Now, any good critic, and not just a New Critic, reads every following paragraph with this fabricated second paragraph in mind. What made the New Criticism so easy to apply that much of it is based on how real people read all the time. You put that second paragraph in, the one about “editorial principles” and “misreading of sex and sin,” and every harsh thing you quote me as saying after that is transformed into the rantings of an old codger who believes without warrant that he has been criticized too much by reviewers, who really had merely disagreed on editorial principles (principles, after all) and who really recognized that he had written with “love and devotion.”  You would have to be loony to complain about such reviewers. So with this setup, was it any surprise that the first comment in the CHRONICLE OF HIGHER EDUCATION starts “Hershel Parker Crazy”?

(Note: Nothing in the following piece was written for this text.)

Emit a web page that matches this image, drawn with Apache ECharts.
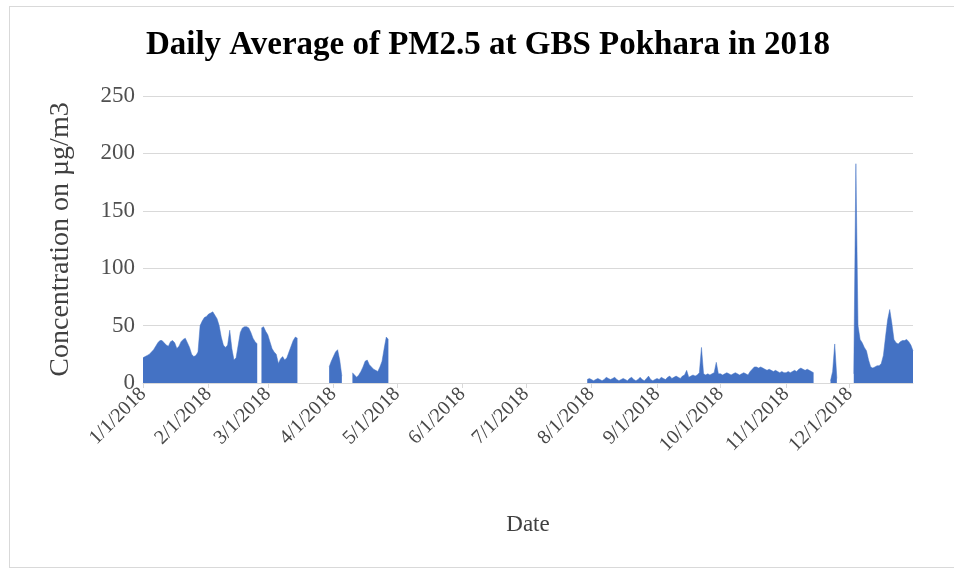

By the strategic fabrication of the content and by the strategic placement of the 2nd paragraph, the CHRONICLE OF HIGHER EDUCATION defended the President of Duke University and a chaired professor at Columbia while injuring me all over again. Rather than laying out the genuine grievance, the CHRONICLE damaged me all over again. 

If Tesla can shame the New York TIMES into an apology over its review of Tesla's Model S sedan, can I shame the CHRONICLE OF HIGHER EDUCATION into printing an honest paragraph in place of the fabricated 2nd paragraph?